The great trick of it was that, for all the courtroom drama on the screen (or the stage), the real people on trial were you, the viewer: it said to you that, with the luxury of time, you can look back at the rubes who stubbornly refused to accept evolution and cringe, and judge them harshly for having gotten it all so wrong. Then it asks you to look at yourself and imagine the people in the future judging you about your cowardice in the face of the Second Red Scare.
That can be extrapolated to our present era, Gender McCarthyism, or the Great Transphobia Panic, or whatever we want to call it. That if you think you’re getting off scot-free when you ignore the facts and the principles and the truth for easy social cred, you’re wrong. The bill will come due for you, as it does for everyone eventually, when they dare to deny reality.
A favourite line of mine, which I’ve quoted here at B&W before, is, “You can’t reason someone out of a position they didn’t reason themself into.” It’s in the spirit of that (bastardized) Jonathan Swift quote that I’m trying to reason the gender zealots out of their position by the same door through which they walked in. It’s the appeal of gaining social standing that motivates them into genderism, so it is most likely to be the threat of losing social standing that will usher them out.
Now, won’t someone give me a big auditorium full of genderists to try my bit out on?
I know what you mean. I was just recently arguing online with someone about Imane Khelif. He admonished me freely for going out on a limb, with my “bigotry”, arguing that, once the facts of the case were known, I’d be rightly shamed for my position that male athletes shouldn’t box female athletes. I tried, without success, to point out to him that he, too, was out on a limb, and once the facts were known, might not work out for him, calling women bigots and so on. Ditto to those arguing, without evidence, that sex differences could be “managed” in boxing within the female category, “like they are in other sports” (another two limbs many are willingly climbing out on).

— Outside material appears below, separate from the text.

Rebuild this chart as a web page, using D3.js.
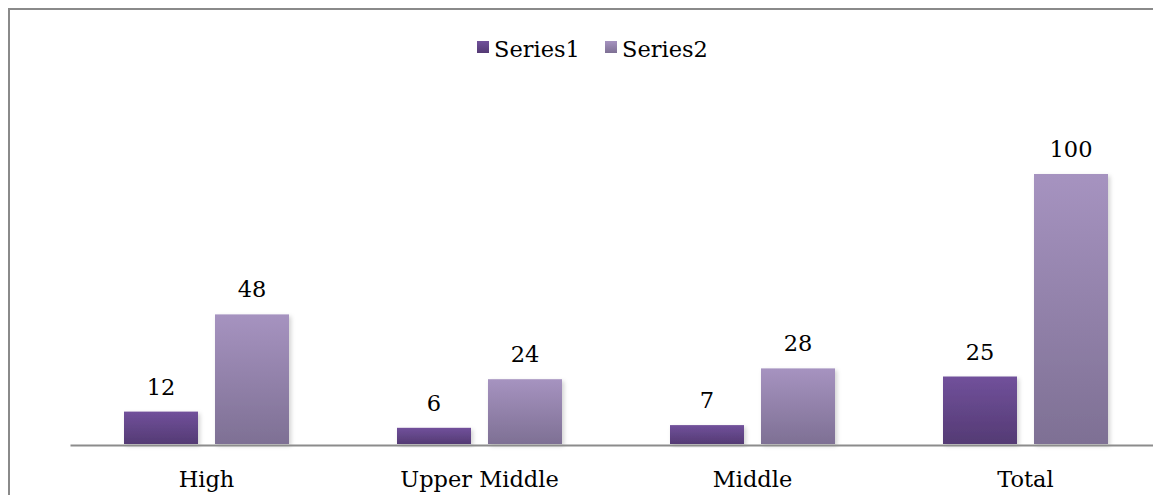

Yes I have thought on the Imane Khelif case, that if you cheered Khelif on and his sex was proved, to general acknowledgement, you would be the person who cheered a man hitting a woman in public.
This is exactly why I avoid group affiliations and identities: I have no hunger for status and see right thru the bs. It’s a by-product of a personality disorder which generates potent anxiety in social situations.
I do see one small flaw in this: these people are utterly shameless and would do an immediate volte-face, criticising their former allies with all the zeal they had when criticising us. Look no further than PZ and his horde, diehard feminists all – until they weren’t.
Taylor Swift was in the news recently, in part regarding her comment in her 2020 documentary, “I need to be on the right side of history”. I cringe these days at the phrase “right side of history”, in part because it’s so poorly defined. I think it’s based on the idea that there are things that are Good, and that it is inevitable that people in the future will recognize that these things are Good, and thus remember and praise the people who stood on side of the Good things, even though people previously might not have considered those things Good.
This post and related ones I think help clarify the concept for me; it’s about wanting to be judged by society as on the side of Good, whatever that might mean. It assumes that society figuring out and supporting the Good side is inevitable. It assumes that the Good side is currently obvious. It’s never about weighing complicated issues and trying to figure out a reasonable path forward; it’s never about taking a stance that one feels is just and righteous, even though other people may never see it that way in the future.
I’m certainly no longer as sanguine about society figuring out and supporting the “Good side” of anything. I’m still generally confident in reality winning in the end because it can’t be fooled, browbeaten, or intimidated. It doesn’t need anyone to support it or argue its case; it’s just there. Trying to deny it, or supress it is, in the long run, a losing battle. Not to say it can’t be supressed, and its discussion punished; we’ve all seen and heard of plenty of regimes and movements who’ve expended the effort to do just that. Millions of people have paid the price. Even other species. Regimes and movements come and go. Leaders and followers die. Reality is always there, waiting to be discovered, or remembered.